Solar Active Region Magnetogram Image Dataset for Studies of Space Weather
Laura E. Boucheron, Ty Vincent, Jeremy A. Grajeda, Ellery Wuest
TL;DR
This work provides a comprehensive, reproducible magnetogram dataset for space-weather research by integrating NOAA AR catalogs, SDO/HMI magnetograms, and GOES flare labels into a fixed-size, minimally processed dataset available in preconfigured and reduced forms. The authors detail end-to-end data preparation, including AR identification, automated magnetogram download, flare labeling within configurable prediction windows, and stratified train/validation/test splits, enabling robust ML benchmarking. They validate the dataset with baseline magnetic-complexity features using an SVM and with transfer learning via a VGG16 CNN, obtaining competitive performance and demonstrating the utility of both traditional and deep-learning approaches for flare prediction.
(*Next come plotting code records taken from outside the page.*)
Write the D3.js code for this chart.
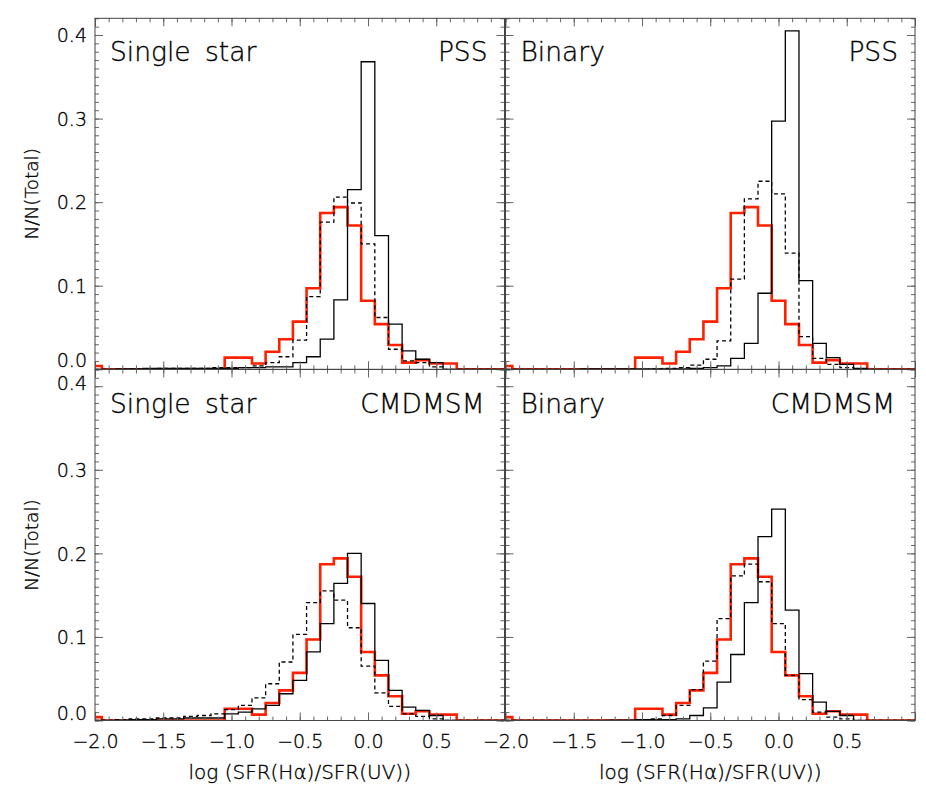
<!DOCTYPE html>
<html>
<head>
<meta charset="utf-8">
<script src="https://cdn.jsdelivr.net/npm/d3@7"></script>
<style>
  html, body { margin: 0; padding: 0; background: #fff; }
  svg { display: block; }
  text { font-family: "DejaVu Sans", "Noto Sans", sans-serif; font-weight: 200; fill: #000; stroke: #000; stroke-width: 0.35px; }
</style>
</head>
<body>
<svg id="chart" width="926" height="797"></svg>
<script>
// ---------- data ----------
const binCenters = [-2.0,-1.9,-1.8,-1.7,-1.6,-1.5,-1.4,-1.3,-1.2,-1.1,
                    -1.0,-0.9,-0.8,-0.7,-0.6,-0.5,-0.4,-0.3,-0.2,-0.1,
                     0.0, 0.1, 0.2, 0.3, 0.4, 0.5, 0.6, 0.7, 0.8, 0.9, 1.0];

// observed distribution (red), same in all panels
const observed = [0.004,0,0,0,0,0,0,0,0,0,
                  0.014,0.014,0.007,0.021,0.036,0.057,0.097,0.187,0.194,0.172,
                  0.082,0.054,0.029,0.008,0.011,0.007,0.007,0,0,0,0];

const singlePSSSolid = [0,0,0.0005,0.0005,0.001,0.001,0.001,0.001,0.001,0.001,
                        0.001,0.002,0.002,0.003,0.003,0.008,0.015,0.036,0.083,0.215,
                        0.368,0.160,0.054,0.022,0.012,0.008,0,0,0,0,0];
const singlePSSDashed = [0,0,0,0.0005,0.0005,0.001,0.001,0.001,0.001,0.002,
                         0.002,0.002,0.004,0.008,0.015,0.035,0.087,0.176,0.206,0.199,
                         0.150,0.062,0.024,0.010,0.008,0.003,0,0,0,0,0];
const binaryPSSSolid = [0,0,0,0,0,0,0.0005,0.0005,0.0005,0.0005,
                        0.0005,0.0005,0.0005,0.0005,0.001,0.002,0.004,0.013,0.031,0.091,
                        0.297,0.405,0.106,0.031,0.014,0.006,0.001,0,0,0,0];
const binaryPSSDashed = [0,0,0,0,0,0,0,0,0,0,
                         0,0.0005,0.001,0.002,0.005,0.012,0.034,0.108,0.204,0.225,
                         0.210,0.139,0.039,0.013,0.006,0.002,0,0,0,0,0];
const singleCMDSolid = [0,0,0.0005,0.001,0.001,0.002,0.002,0.003,0.003,0.003,
                        0.008,0.010,0.014,0.018,0.032,0.048,0.082,0.116,0.164,0.200,
                        0.140,0.072,0.036,0.016,0.012,0.006,0,0,0,0,0];
const singleCMDDashed = [0,0.0005,0.001,0.002,0.002,0.003,0.003,0.005,0.006,0.008,
                         0.013,0.018,0.027,0.044,0.070,0.103,0.141,0.155,0.144,0.111,
                         0.065,0.033,0.017,0.008,0.005,0.002,0,0,0,0,0];
const binaryCMDSolid = [0,0,0,0,0,0,0,0,0.0005,0.0005,
                        0.001,0.001,0.001,0.002,0.006,0.015,0.046,0.079,0.141,0.220,
                        0.253,0.132,0.056,0.022,0.011,0.006,0,0,0,0,0];
const binaryCMDDashed = [0,0,0,0,0,0,0,0,0,0,
                         0.001,0.002,0.006,0.018,0.037,0.071,0.122,0.173,0.187,0.166,
                         0.116,0.054,0.025,0.010,0.004,0.002,0,0,0,0,0];

const panelLeftLabels  = ["Single star", "Binary", "Single star", "Binary"];
const panelRightLabels = ["PSS", "PSS", "CMDMSM", "CMDMSM"];
const xMajorTicks = [-2.0,-1.5,-1.0,-0.5,0.0,0.5,1.0];
const xLabelTicks = [-2.0,-1.5,-1.0,-0.5,0.0,0.5];
const yMajorTicks = [0.0,0.1,0.2,0.3,0.4];
const xTitle = "log (SFR(H\u03b1)/SFR(UV))";
const yTitle = "N/N(Total)";

// ---------- layout ----------
const svg = d3.select("#chart");
const colX = [95, 505.5];
const colW = 409.5;
const rowY = [18.3, 369.5];
const rowH = 351;
const xDomain = [-2.0, 1.0];
const yDomain = [0, 0.42];
const frameColor = "#444";
const tickColor = "#666";

const panels = [
  {col:0,row:0, solid:singlePSSSolid, dashed:singlePSSDashed},
  {col:1,row:0, solid:binaryPSSSolid, dashed:binaryPSSDashed},
  {col:0,row:1, solid:singleCMDSolid, dashed:singleCMDDashed},
  {col:1,row:1, solid:binaryCMDSolid, dashed:binaryCMDDashed}
];

const xMinor = d3.range(-20, 11).map(i => i/10);
const yMinor = d3.range(0, 43).map(i => i/100);
const fmt = d3.format(".1f");

panels.forEach((p, idx) => {
  const x0 = colX[p.col], y0 = rowY[p.row];
  const x = d3.scaleLinear().domain(xDomain).range([x0, x0 + colW]);
  const y = d3.scaleLinear().domain(yDomain).range([y0 + rowH, y0]);
  const g = svg.append("g");

  const clipId = "clip" + idx;
  svg.append("clipPath").attr("id", clipId).append("rect")
    .attr("x", x0).attr("y", y0 - 2).attr("width", colW).attr("height", rowH + 2);

  const line = d3.line()
    .x((d, i) => x(binCenters[i]))
    .y(d => y(d))
    .curve(d3.curveStep);

  const lines = g.append("g").attr("clip-path", `url(#${clipId})`);
  lines.append("path").datum(observed).attr("d", line)
    .attr("fill", "none").attr("stroke", "#ff2000").attr("stroke-width", 2.6);
  lines.append("path").datum(p.dashed).attr("d", line)
    .attr("fill", "none").attr("stroke", "#000").attr("stroke-width", 1.3)
    .attr("stroke-dasharray", "4,3");
  lines.append("path").datum(p.solid).attr("d", line)
    .attr("fill", "none").attr("stroke", "#000").attr("stroke-width", 1.3);

  const axes = g.append("g");
  const addAxis = (axisFn, scale, vals, size, transform, labels) => {
    const a = axisFn(scale).tickValues(vals).tickSize(size).tickSizeOuter(0);
    if (labels) a.tickFormat(d => labels.includes(d) ? fmt(d) : "").tickPadding(8);
    else a.tickFormat("");
    const ag = axes.append("g").attr("transform", transform).call(a);
    ag.select(".domain").remove();
    ag.selectAll(".tick line").attr("stroke", tickColor);
    return ag;
  };
  const bottomT = `translate(0,${y0 + rowH})`;
  const topT = `translate(0,${y0})`;
  const leftT = `translate(${x0},0)`;
  const rightT = `translate(${x0 + colW},0)`;
  addAxis(d3.axisBottom, x, xMinor, -4, bottomT);
  addAxis(d3.axisTop, x, xMinor, -4, topT);
  addAxis(d3.axisLeft, y, yMinor, -4, leftT);
  addAxis(d3.axisRight, y, yMinor, -4, rightT);
  const xb = addAxis(d3.axisBottom, x, xMajorTicks, -8, bottomT, p.row === 1 ? xLabelTicks : null);
  addAxis(d3.axisTop, x, xMajorTicks, -8, topT);
  const yl = addAxis(d3.axisLeft, y, yMajorTicks, -8, leftT, p.col === 0 ? yMajorTicks : null);
  addAxis(d3.axisRight, y, yMajorTicks, -8, rightT);

  xb.selectAll(".tick text").style("font-size", "19px").attr("fill", "#000")
    .attr("dy", "1.0em");
  yl.selectAll(".tick text").style("font-size", "19px").attr("fill", "#000")
    .attr("dy", d => {
      if (d === 0) return p.row === 0 ? "-0.14em" : "-0.04em";
      if (d === 0.4 && p.row === 1) return "0.16em";
      return "0.35em";
    });

  // frame
  g.append("rect").attr("x", x0).attr("y", y0).attr("width", colW).attr("height", rowH)
    .attr("fill", "none").attr("stroke", frameColor).attr("stroke-width", 1);

  // panel labels
  g.append("text").attr("x", x0 + 15).attr("y", y0 + 43)
    .style("font-size", "26.5px").style("word-spacing", "6px")
    .text(panelLeftLabels[idx]);
  g.append("text").attr("x", x0 + colW - (idx >= 2 ? 20 : 17)).attr("y", y0 + 43)
    .attr("text-anchor", "end").style("font-size", "26.5px")
    .text(panelRightLabels[idx]);

  // axis titles
  if (p.row === 1) {
    g.append("text").attr("x", x0 + colW / 2).attr("y", 779)
      .attr("text-anchor", "middle").style("font-size", "20px")
      .text(xTitle);
  }
  if (p.col === 0) {
    g.append("text")
      .attr("transform", `translate(38,${y0 + rowH / 2}) rotate(-90)`)
      .attr("text-anchor", "middle").style("font-size", "18.5px")
      .text(yTitle);
  }
});
</script>
</body>
</html>
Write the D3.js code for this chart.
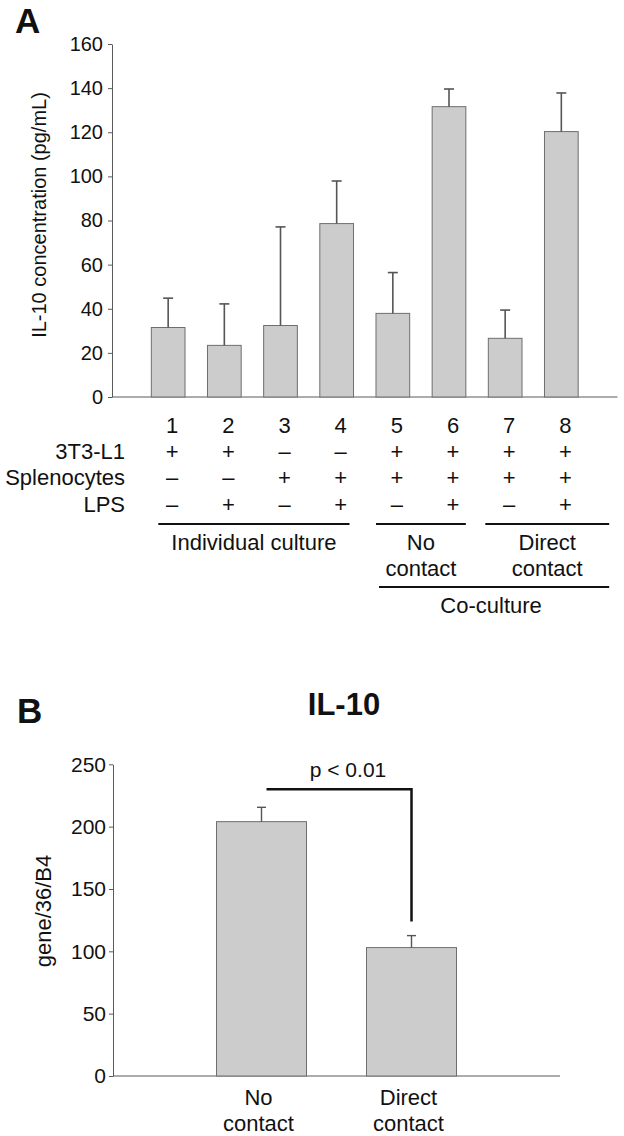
<!DOCTYPE html>
<html>
<head>
<meta charset="utf-8">
<script src="https://cdn.jsdelivr.net/npm/d3@7"></script>
<style>
  html, body { margin: 0; padding: 0; background: #fff; }
  svg { display: block; }
  text { font-family: "Liberation Sans", Arial, sans-serif; fill: #111; }
</style>
</head>
<body>
<svg id="chart" width="624" height="1136"></svg>
<script>
// ---------- Data: panel A ----------
const lanes = ["1", "2", "3", "4", "5", "6", "7", "8"];
const concMean = [31.5, 23.4, 32.4, 78.6, 37.9, 131.6, 26.6, 120.3];
const concErr = [13.3, 18.8, 44.7, 19.3, 18.5, 8.0, 12.8, 17.5];
const yTicksA = [0, 20, 40, 60, 80, 100, 120, 140, 160];
const rowLabels = ["3T3-L1", "Splenocytes", "LPS"];
const row3T3 = ["+", "+", "\u2013", "\u2013", "+", "+", "+", "+"];
const rowSplenocytes = ["\u2013", "\u2013", "+", "+", "+", "+", "+", "+"];
const rowLPS = ["\u2013", "+", "\u2013", "+", "\u2013", "+", "\u2013", "+"];
const groupLabels = [["Individual culture"], ["No", "contact"], ["Direct", "contact"]];
const groupFrom = [0, 4, 6];
const groupTo = [3, 5, 7];
const superLabel = "Co-culture";
const yTitleA = "IL-10 concentration (pg/mL)";

// ---------- Data: panel B ----------
const catsB = [["No", "contact"], ["Direct", "contact"]];
const meanB = [204, 103];
const errB = [11.5, 9.6];
const yTicksB = [0, 50, 100, 150, 200, 250];
const titleB = "IL-10";
const yTitleB = "gene/36/B4";
const sigLabel = "p < 0.01";
const bracketTop = 230;
const bracketBottom = 124;

const svg = d3.select("#chart");
const barFill = "#cccccc", barStroke = "#6e6e6e", axisColor = "#5a5a5a", errColor = "#555";

// ================= Panel A =================
const xA = d3.scaleBand().domain(lanes).range([112, 617.5]).paddingInner(0.4).paddingOuter(0.7);
const yA = d3.scaleLinear().domain([0, 160]).range([397, 44]);
const gA = svg.append("g");

gA.append("text").attr("x", 15).attr("y", 33).style("font-size", "35px").style("font-weight", "bold").text("A");

const axA = gA.append("g").attr("transform", "translate(112,0)")
  .call(d3.axisLeft(yA).tickValues(yTicksA).tickSize(4).tickPadding(5).tickSizeOuter(0));
axA.select(".domain").attr("stroke", axisColor);
axA.selectAll(".tick line").attr("stroke", axisColor);
axA.selectAll(".tick text").style("font-size", "20px").style("font-family", "Liberation Sans, Arial, sans-serif").attr("fill", "#111");

const axAx = gA.append("g").attr("transform", "translate(0,397)")
  .call(d3.axisBottom(xA).tickValues([]).tickSizeOuter(0));
axAx.select(".domain").attr("stroke", axisColor).attr("d", "M112,0H617.5");

gA.append("text").attr("transform", "translate(46,215) rotate(-90)")
  .attr("text-anchor", "middle").style("font-size", "20px").text(yTitleA);

// bars
gA.selectAll("rect.bar").data(lanes).enter().append("rect")
  .attr("x", d => xA(d)).attr("width", xA.bandwidth())
  .attr("y", (d, i) => yA(concMean[i])).attr("height", (d, i) => yA(0) - yA(concMean[i]))
  .attr("fill", barFill).attr("stroke", barStroke).attr("stroke-width", 1);

// error bars (upper only)
const capA = 5;
lanes.forEach((d, i) => {
  const cx = xA(d) + xA.bandwidth() / 2;
  gA.append("line").attr("x1", cx).attr("x2", cx)
    .attr("y1", yA(concMean[i])).attr("y2", yA(concMean[i] + concErr[i]))
    .attr("stroke", errColor).attr("stroke-width", 1.6);
  gA.append("line").attr("x1", cx - capA).attr("x2", cx + capA)
    .attr("y1", yA(concMean[i] + concErr[i])).attr("y2", yA(concMean[i] + concErr[i]))
    .attr("stroke", errColor).attr("stroke-width", 1.6);
});

// table below
const colX = d => xA(d) + xA.bandwidth() / 2 + 4;
const rowY = [425, 451, 477.5, 504];
gA.selectAll("text.lane").data(lanes).enter().append("text")
  .attr("x", d => colX(d)).attr("y", rowY[0]).attr("dy", "0.36em")
  .attr("text-anchor", "middle").style("font-size", "22px").text(d => d);
const rows = [row3T3, rowSplenocytes, rowLPS];
rowLabels.forEach((lab, r) => {
  gA.append("text").attr("x", 125).attr("y", rowY[r + 1]).attr("dy", "0.36em")
    .attr("text-anchor", "end").style("font-size", "22px").text(lab);
  lanes.forEach((d, i) => {
    gA.append("text").attr("x", colX(d)).attr("y", rowY[r + 1]).attr("dy", "0.36em")
      .attr("text-anchor", "middle").style("font-size", "22px").text(rows[r][i]);
  });
});

// group lines
const bw = xA.bandwidth();
const lineL = [xA(lanes[groupFrom[0]]) + 7, xA(lanes[groupFrom[1]]), xA(lanes[groupFrom[2]]) - 3];
const lineR = [xA(lanes[groupTo[0]]) + bw - 4, xA(lanes[groupTo[1]]) + bw, xA(lanes[groupTo[2]]) + bw + 31];
const lineY = 524;
groupLabels.forEach((lab, gi) => {
  gA.append("line").attr("x1", lineL[gi]).attr("x2", lineR[gi]).attr("y1", lineY).attr("y2", lineY)
    .attr("stroke", "#111").attr("stroke-width", 2.2);
  const cx = (lineL[gi] + lineR[gi]) / 2;
  lab.forEach((t, k) => {
    gA.append("text").attr("x", cx).attr("y", 542 + k * 26.5).attr("dy", "0.36em")
      .attr("text-anchor", "middle").style("font-size", "22px").text(t);
  });
});
const supL = xA(lanes[4]) + 3, supR = lineR[2];
gA.append("line").attr("x1", supL).attr("x2", supR).attr("y1", 587).attr("y2", 587)
  .attr("stroke", "#111").attr("stroke-width", 2.2);
gA.append("text").attr("x", (supL + supR) / 2 - 3).attr("y", 605).attr("dy", "0.36em")
  .attr("text-anchor", "middle").style("font-size", "22px").text(superLabel);

// ================= Panel B =================
const catKeys = catsB.map(c => c.join(" "));
const xB = d3.scaleBand().domain(catKeys).range([113, 560]).paddingInner(0.4).paddingOuter(0.69);
const yB = d3.scaleLinear().domain([0, 250]).range([1076, 764.3]);
const gB = svg.append("g");

gB.append("text").attr("x", 17).attr("y", 723).style("font-size", "35px").style("font-weight", "bold").text("B");
gB.append("text").attr("x", 344).attr("y", 715).attr("text-anchor", "middle")
  .style("font-size", "31px").style("font-weight", "bold").text(titleB);

const axB = gB.append("g").attr("transform", "translate(113,0)")
  .call(d3.axisLeft(yB).tickValues(yTicksB).tickSize(4).tickPadding(3).tickSizeOuter(0));
axB.select(".domain").attr("stroke", axisColor);
axB.selectAll(".tick line").attr("stroke", axisColor);
axB.selectAll(".tick text").style("font-size", "21px").style("font-family", "Liberation Sans, Arial, sans-serif").attr("fill", "#111");

const axBx = gB.append("g").attr("transform", "translate(0,1076)")
  .call(d3.axisBottom(xB).tickValues([]).tickSizeOuter(0));
axBx.select(".domain").attr("stroke", axisColor).attr("d", "M113,0H560");

gB.append("text").attr("transform", "translate(51,911) rotate(-90)")
  .attr("text-anchor", "middle").style("font-size", "22px").text(yTitleB);

gB.selectAll("rect.bar").data(catKeys).enter().append("rect")
  .attr("x", d => xB(d)).attr("width", xB.bandwidth())
  .attr("y", (d, i) => yB(meanB[i])).attr("height", (d, i) => yB(0) - yB(meanB[i]))
  .attr("fill", barFill).attr("stroke", barStroke).attr("stroke-width", 1);

const capB = 4.5;
catKeys.forEach((d, i) => {
  const cx = xB(d) + xB.bandwidth() / 2;
  gB.append("line").attr("x1", cx).attr("x2", cx)
    .attr("y1", yB(meanB[i])).attr("y2", yB(meanB[i] + errB[i]))
    .attr("stroke", errColor).attr("stroke-width", 1.4);
  gB.append("line").attr("x1", cx - capB).attr("x2", cx + capB)
    .attr("y1", yB(meanB[i] + errB[i])).attr("y2", yB(meanB[i] + errB[i]))
    .attr("stroke", errColor).attr("stroke-width", 1.4);
  catsB[i].forEach((t, k) => {
    gB.append("text").attr("x", cx - 3).attr("y", 1097 + k * 26.5).attr("dy", "0.36em")
      .attr("text-anchor", "middle").style("font-size", "22px").text(t);
  });
});

// significance bracket
const bx1 = xB(catKeys[0]) + xB.bandwidth() / 2 + 5;
const bx2 = xB(catKeys[1]) + xB.bandwidth() / 2;
gB.append("path")
  .attr("d", `M${bx1},${yB(bracketTop)}H${bx2}V${yB(bracketBottom)}`)
  .attr("fill", "none").attr("stroke", "#111").attr("stroke-width", 2.5);
gB.append("text").attr("x", 348).attr("y", 777).attr("text-anchor", "middle")
  .style("font-size", "21px").text(sigLabel);
</script>
</body>
</html>
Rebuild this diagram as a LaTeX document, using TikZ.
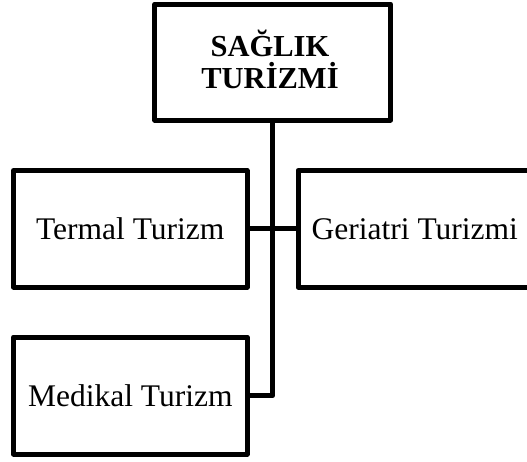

Overall, the dataset enables reproducible, scalable experiments in solar flare forecasting, with configurable filtering by latitude/longitude, NaN handling, and downsized variants to support rapid experimentation and benchmarking in space-weather research.
Abstract
In this dataset we provide a comprehensive collection of magnetograms (images quantifying the strength of the magnetic field) from the National Aeronautics and Space Administration's (NASA's) Solar Dynamics Observatory (SDO). The dataset incorporates data from three sources and provides SDO Helioseismic and Magnetic Imager (HMI) magnetograms of solar active regions (regions of large magnetic flux, generally the source of eruptive events) as well as labels of corresponding flaring activity. This dataset will be useful for image analysis or solar physics research related to magnetic structure, its evolution over time, and its relation to solar flares. The dataset will be of interest to those researchers investigating automated solar flare prediction methods, including supervised and unsupervised machine learning (classical and deep), binary and multi-class classification, and regression. This dataset is a minimally processed, user configurable dataset of consistently sized images of solar active regions that can serve as a benchmark dataset for solar flare prediction research.